Searching around for something to read over last Christmas I was fortunate to discover not one but three crime authors all relatively new to the game and each of them not only good storytellers but also excellent writers. As the two don’t always go together, this was a bonus. Two of them, Matthew Frank and Rob McCarthy, were writing about the experiences of army personnel returning to civilian life, the third, Sarah Ward, offered a police procedural set in Derbyshire, which, although I am better acquainted with the Dark Peak than the actual area she is writing about, is still somewhere I know well. Through In Bitter Chill and later A Deadly Thaw, I got to know and like the tightly strung DI Francis Sadler and his headstrong DC, Connie Childs. In this, their third outing, they are faced with an inquiry which asks them and the reader to challenge various assumptions about family life, including the strength of the love of a woman for her children.
When the local Fire Service are called out to a house fire they find the bodies of Peter, Francesca and Charlie Winson in the ruins of their home. However, it rapidly becomes clear that all three died before the fire took hold and it appears that Francesca has killed her husband and small child before laying the fire and then taking her own life. Connie, recently returned to work after injury, argues against this on the grounds that most familial murder suicides are perpetrated by the father and that it is very rare that a mother would take the life of her child. Sadler is not convinced. The case is complicated by the fact that Peter Winson was considerably older than his wife and has an earlier family, a son George and a daughter Julia, from his first marriage to Elizabeth, who disappeared under mysterious circumstances when the children were still pre-teen. Sadler wants to concentrate just on the current case, Connie is convinced that the two tragedies must be linked.
My question (although it’s a question to life, not to the author because I know such things do happen) is why one, let alone two, women ever married Peter Winson in the first place. He is one of those nasty individuals who must have everything their own way and who constantly puts down others, including their own family, with nasty snide remarks. Whether George has grown up like him because of his own childhood experiences or whether it runs in families we can’t tell, but he really isn’t much better.
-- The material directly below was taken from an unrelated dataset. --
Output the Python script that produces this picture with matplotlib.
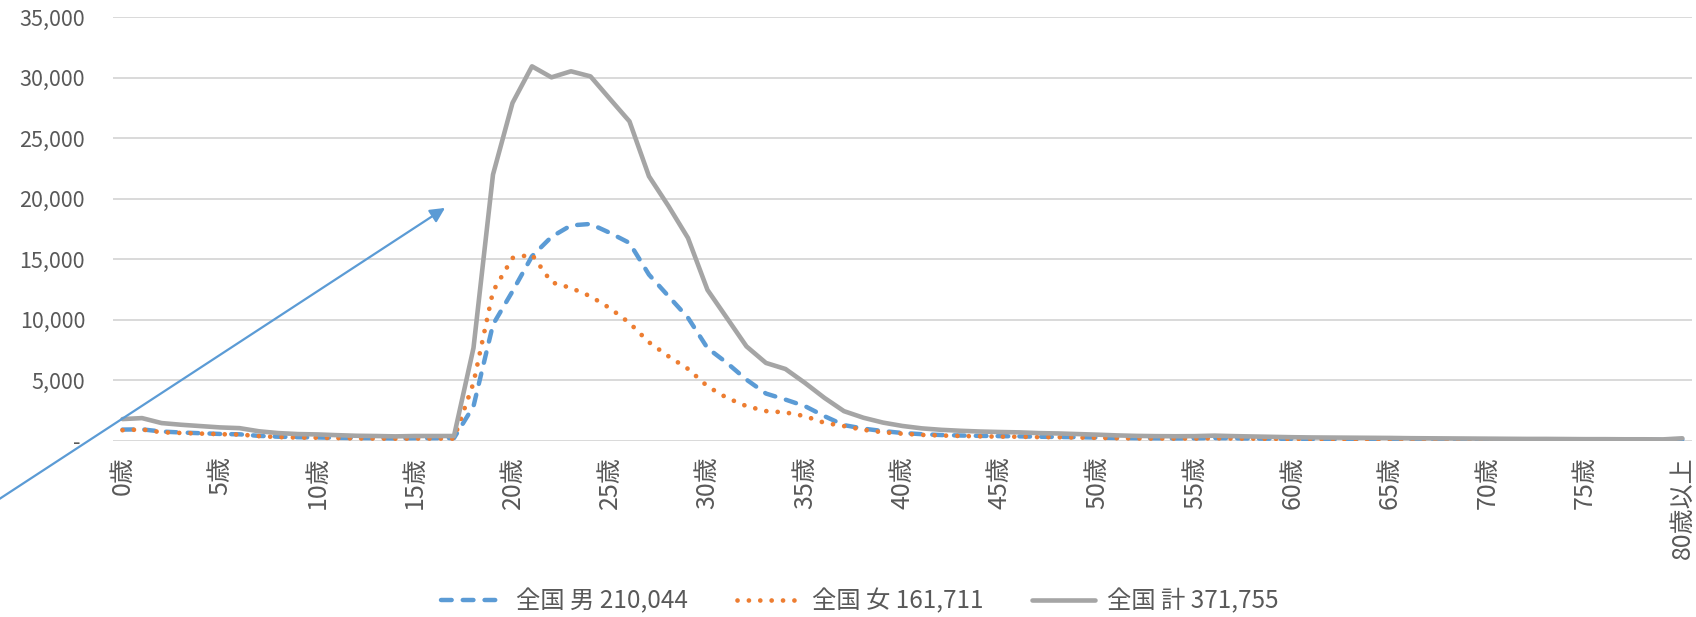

Julia, on the other hand, is still haunted by her mother’s disappearance and has never quite given up hope that she may still be alive. This second loss, of her father and much loved half-brother, is made all the worse by the fact that someone appears to be watching her home after dark and when an attempt is made to poison her beloved dog, Bosco, it is clear that her safety is under threat as well.
Sadler and Connie clash badly over this case. Both of them get an idea lodged in their minds and refuse to explore the other’s point of view. But, as their boss, Superintendent Llewelyn, says to Sadler, it is better to see some honest mistakes than rigid certainty and one of the questions which this novel explores is the point at which such certainty of one’s own ‘rightness’, one’s own entitlement, passes over into an obsession which denies the rights of others.
This is not a novel with nice pat answers. It certainly isn’t one with a ‘happy’ ending, or even an ending where you are left convinced that justice has been done. And it definitely challenges a number of easy assumptions about family relationships. Like the best of crime fiction, it looks at the society out of which it grows and forces the reader to question rather than endorse those assumptions. Crime Fiction should not be about easy answers and Ward is showing herself to be amongst the best when it comes to reflecting the hard truths about the world in which we live.